34% des enfants en retard scolaire au collège
Autre indicateur révélateur: dans cette ville, plus du tiers (34%) d'une génération d'enfants arrive au collège déjà en retard scolaire, un chiffre supérieur de plus de 11 points à la moyenne académique. Mme Pisani salue néanmoins l'"excellent travail" de l'éducation nationale pour repérer précocement les "décrocheurs" et éviter la déscolarisation avant 16 ans.
Depuis 2005, "on nous avait annoncé un plan Marshall (pour les banlieues), mais je n'ai vu aucun changement", dit-elle. "De nombreuses associations qui entretenaient le lien social dans les quartiers ont vu leurs financements diminuer".
Déficit de formation
Une mission "emploi-quartier" a "confirmé que l'ANPE ne rencontre que 15% des jeunes" et ce qui "scandalise" le plus Mme Pisani, "c'est le déficit d'offre de formation". "Sur notre territoire (41 communes), 76% des jeunes que nous orientons en formation choisissent des formations linguistiques, pour apprendre à bien communiquer en français, ce qui est le premier acte d'insertion dans la vie professionnelle".

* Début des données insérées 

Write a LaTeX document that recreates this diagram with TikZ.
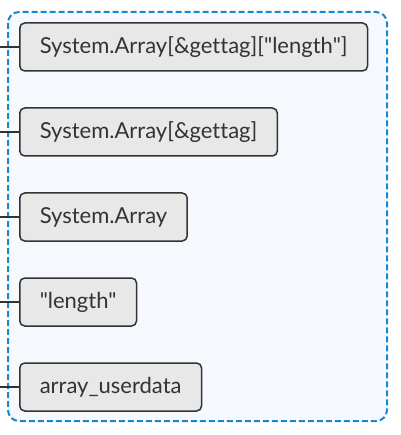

Mais "les formations proposées sont de plus en plus destinées à des gens capables de s'exprimer. On n'a aucun outil pour des gens 'non communicants' ", se désole-t-elle. Et le budget formation 2007-2013 ne présente presqu'aucune amélioration.
"En 2003-2004, déjà, toutes les Missions Locales d'Ile-de-France s'étaient rassemblées pour réclamer un plan d'urgence pour la jeunesse, aujourd'hui il faudrait plus qu'un Grenelle. Vous ne pouvez pas mesurer la dimension de désespérance ici".